#### Provided data
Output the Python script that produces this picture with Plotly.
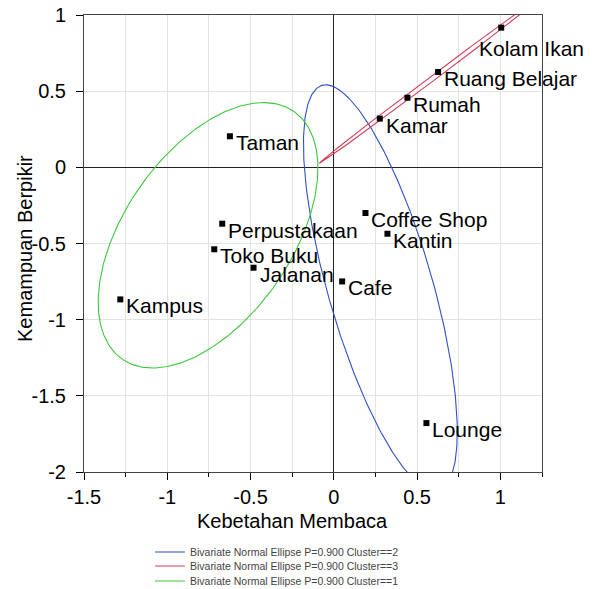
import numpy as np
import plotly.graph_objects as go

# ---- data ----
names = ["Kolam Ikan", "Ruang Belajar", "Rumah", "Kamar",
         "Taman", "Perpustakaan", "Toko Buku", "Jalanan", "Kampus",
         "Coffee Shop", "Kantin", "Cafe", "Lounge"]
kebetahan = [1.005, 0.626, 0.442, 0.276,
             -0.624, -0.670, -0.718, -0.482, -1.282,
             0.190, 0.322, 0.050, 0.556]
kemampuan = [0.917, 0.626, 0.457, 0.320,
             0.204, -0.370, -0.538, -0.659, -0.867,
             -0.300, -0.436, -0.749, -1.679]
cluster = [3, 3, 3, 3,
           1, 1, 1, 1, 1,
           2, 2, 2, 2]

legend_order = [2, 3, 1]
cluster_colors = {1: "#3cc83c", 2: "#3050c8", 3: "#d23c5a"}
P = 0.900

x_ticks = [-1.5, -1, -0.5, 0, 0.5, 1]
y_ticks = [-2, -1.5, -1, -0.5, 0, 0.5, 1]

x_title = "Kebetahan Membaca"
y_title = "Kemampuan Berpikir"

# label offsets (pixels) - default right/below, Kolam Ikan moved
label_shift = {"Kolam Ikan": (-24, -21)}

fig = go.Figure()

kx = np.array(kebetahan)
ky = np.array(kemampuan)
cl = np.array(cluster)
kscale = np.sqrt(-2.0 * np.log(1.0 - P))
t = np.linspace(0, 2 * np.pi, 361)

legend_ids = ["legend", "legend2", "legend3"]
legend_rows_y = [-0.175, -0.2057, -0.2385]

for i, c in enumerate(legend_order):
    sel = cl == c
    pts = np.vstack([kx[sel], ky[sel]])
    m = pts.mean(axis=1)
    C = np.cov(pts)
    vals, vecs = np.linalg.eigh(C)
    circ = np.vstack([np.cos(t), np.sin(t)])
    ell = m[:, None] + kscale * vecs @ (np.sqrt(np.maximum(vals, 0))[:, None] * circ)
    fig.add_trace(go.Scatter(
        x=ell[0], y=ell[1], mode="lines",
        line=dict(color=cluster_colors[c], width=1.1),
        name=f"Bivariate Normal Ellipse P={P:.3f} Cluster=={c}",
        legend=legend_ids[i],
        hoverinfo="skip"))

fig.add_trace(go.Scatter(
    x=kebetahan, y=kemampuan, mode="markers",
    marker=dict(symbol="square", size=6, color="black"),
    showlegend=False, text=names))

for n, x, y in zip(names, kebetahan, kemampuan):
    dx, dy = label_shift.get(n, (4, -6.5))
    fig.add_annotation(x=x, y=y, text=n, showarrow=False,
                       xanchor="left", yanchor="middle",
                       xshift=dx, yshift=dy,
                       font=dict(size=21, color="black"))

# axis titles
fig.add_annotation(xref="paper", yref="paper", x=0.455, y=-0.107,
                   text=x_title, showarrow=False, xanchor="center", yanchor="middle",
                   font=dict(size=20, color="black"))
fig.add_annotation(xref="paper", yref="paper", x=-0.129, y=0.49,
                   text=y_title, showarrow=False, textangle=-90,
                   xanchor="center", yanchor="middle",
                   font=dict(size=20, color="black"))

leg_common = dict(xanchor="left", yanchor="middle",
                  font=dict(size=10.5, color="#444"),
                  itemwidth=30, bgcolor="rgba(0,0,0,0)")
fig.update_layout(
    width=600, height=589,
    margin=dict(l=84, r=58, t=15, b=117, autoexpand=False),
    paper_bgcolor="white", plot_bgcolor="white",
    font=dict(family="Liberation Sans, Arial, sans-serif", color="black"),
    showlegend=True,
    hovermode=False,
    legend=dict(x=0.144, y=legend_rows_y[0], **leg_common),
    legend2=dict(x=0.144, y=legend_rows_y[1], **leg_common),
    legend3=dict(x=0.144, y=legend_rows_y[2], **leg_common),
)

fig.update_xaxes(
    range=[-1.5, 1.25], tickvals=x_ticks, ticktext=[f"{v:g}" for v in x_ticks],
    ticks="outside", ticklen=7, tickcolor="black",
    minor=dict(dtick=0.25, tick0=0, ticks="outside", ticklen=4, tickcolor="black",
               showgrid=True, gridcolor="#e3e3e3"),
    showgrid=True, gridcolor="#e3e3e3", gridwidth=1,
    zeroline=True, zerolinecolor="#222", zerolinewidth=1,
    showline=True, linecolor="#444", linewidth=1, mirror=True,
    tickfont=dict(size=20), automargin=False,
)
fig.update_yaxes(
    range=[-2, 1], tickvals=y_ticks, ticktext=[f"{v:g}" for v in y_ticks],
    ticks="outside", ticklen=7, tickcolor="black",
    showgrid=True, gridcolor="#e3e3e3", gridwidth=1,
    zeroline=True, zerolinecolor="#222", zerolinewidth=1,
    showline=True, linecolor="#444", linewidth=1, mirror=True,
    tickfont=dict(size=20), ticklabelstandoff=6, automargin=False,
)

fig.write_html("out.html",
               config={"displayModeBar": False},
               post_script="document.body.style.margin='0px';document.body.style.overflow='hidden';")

#### Given exercise
Except for the pictures, reproduce every line exactly.

#### Task result
Output the Python script that produces this picture with Plotly.
import numpy as np
import plotly.graph_objects as go

# ---- data ----
names = ["Kolam Ikan", "Ruang Belajar", "Rumah", "Kamar",
         "Taman", "Perpustakaan", "Toko Buku", "Jalanan", "Kampus",
         "Coffee Shop", "Kantin", "Cafe", "Lounge"]
kebetahan = [1.005, 0.626, 0.442, 0.276,
             -0.624, -0.670, -0.718, -0.482, -1.282,
             0.190, 0.322, 0.050, 0.556]
kemampuan = [0.917, 0.626, 0.457, 0.320,
             0.204, -0.370, -0.538, -0.659, -0.867,
             -0.300, -0.436, -0.749, -1.679]
cluster = [3, 3, 3, 3,
           1, 1, 1, 1, 1,
           2, 2, 2, 2]

legend_order = [2, 3, 1]
cluster_colors = {1: "#3cc83c", 2: "#3050c8", 3: "#d23c5a"}
P = 0.900

x_ticks = [-1.5, -1, -0.5, 0, 0.5, 1]
y_ticks = [-2, -1.5, -1, -0.5, 0, 0.5, 1]

x_title = "Kebetahan Membaca"
y_title = "Kemampuan Berpikir"

# label offsets (pixels) - default right/below, Kolam Ikan moved
label_shift = {"Kolam Ikan": (-24, -21)}

fig = go.Figure()

kx = np.array(kebetahan)
ky = np.array(kemampuan)
cl = np.array(cluster)
kscale = np.sqrt(-2.0 * np.log(1.0 - P))
t = np.linspace(0, 2 * np.pi, 361)

legend_ids = ["legend", "legend2", "legend3"]
legend_rows_y = [-0.175, -0.2057, -0.2385]

for i, c in enumerate(legend_order):
    sel = cl == c
    pts = np.vstack([kx[sel], ky[sel]])
    m = pts.mean(axis=1)
    C = np.cov(pts)
    vals, vecs = np.linalg.eigh(C)
    circ = np.vstack([np.cos(t), np.sin(t)])
    ell = m[:, None] + kscale * vecs @ (np.sqrt(np.maximum(vals, 0))[:, None] * circ)
    fig.add_trace(go.Scatter(
        x=ell[0], y=ell[1], mode="lines",
        line=dict(color=cluster_colors[c], width=1.1),
        name=f"Bivariate Normal Ellipse P={P:.3f} Cluster=={c}",
        legend=legend_ids[i],
        hoverinfo="skip"))

fig.add_trace(go.Scatter(
    x=kebetahan, y=kemampuan, mode="markers",
    marker=dict(symbol="square", size=6, color="black"),
    showlegend=False, text=names))

for n, x, y in zip(names, kebetahan, kemampuan):
    dx, dy = label_shift.get(n, (4, -6.5))
    fig.add_annotation(x=x, y=y, text=n, showarrow=False,
                       xanchor="left", yanchor="middle",
                       xshift=dx, yshift=dy,
                       font=dict(size=21, color="black"))

# axis titles
fig.add_annotation(xref="paper", yref="paper", x=0.455, y=-0.107,
                   text=x_title, showarrow=False, xanchor="center", yanchor="middle",
                   font=dict(size=20, color="black"))
fig.add_annotation(xref="paper", yref="paper", x=-0.129, y=0.49,
                   text=y_title, showarrow=False, textangle=-90,
                   xanchor="center", yanchor="middle",
                   font=dict(size=20, color="black"))

leg_common = dict(xanchor="left", yanchor="middle",
                  font=dict(size=10.5, color="#444"),
                  itemwidth=30, bgcolor="rgba(0,0,0,0)")
fig.update_layout(
    width=600, height=589,
    margin=dict(l=84, r=58, t=15, b=117, autoexpand=False),
    paper_bgcolor="white", plot_bgcolor="white",
    font=dict(family="Liberation Sans, Arial, sans-serif", color="black"),
    showlegend=True,
    hovermode=False,
    legend=dict(x=0.144, y=legend_rows_y[0], **leg_common),
    legend2=dict(x=0.144, y=legend_rows_y[1], **leg_common),
    legend3=dict(x=0.144, y=legend_rows_y[2], **leg_common),
)

fig.update_xaxes(
    range=[-1.5, 1.25], tickvals=x_ticks, ticktext=[f"{v:g}" for v in x_ticks],
    ticks="outside", ticklen=7, tickcolor="black",
    minor=dict(dtick=0.25, tick0=0, ticks="outside", ticklen=4, tickcolor="black",
               showgrid=True, gridcolor="#e3e3e3"),
    showgrid=True, gridcolor="#e3e3e3", gridwidth=1,
    zeroline=True, zerolinecolor="#222", zerolinewidth=1,
    showline=True, linecolor="#444", linewidth=1, mirror=True,
    tickfont=dict(size=20), automargin=False,
)
fig.update_yaxes(
    range=[-2, 1], tickvals=y_ticks, ticktext=[f"{v:g}" for v in y_ticks],
    ticks="outside", ticklen=7, tickcolor="black",
    showgrid=True, gridcolor="#e3e3e3", gridwidth=1,
    zeroline=True, zerolinecolor="#222", zerolinewidth=1,
    showline=True, linecolor="#444", linewidth=1, mirror=True,
    tickfont=dict(size=20), ticklabelstandoff=6, automargin=False,
)

fig.write_html("out.html",
               config={"displayModeBar": False},
               post_script="document.body.style.margin='0px';document.body.style.overflow='hidden';")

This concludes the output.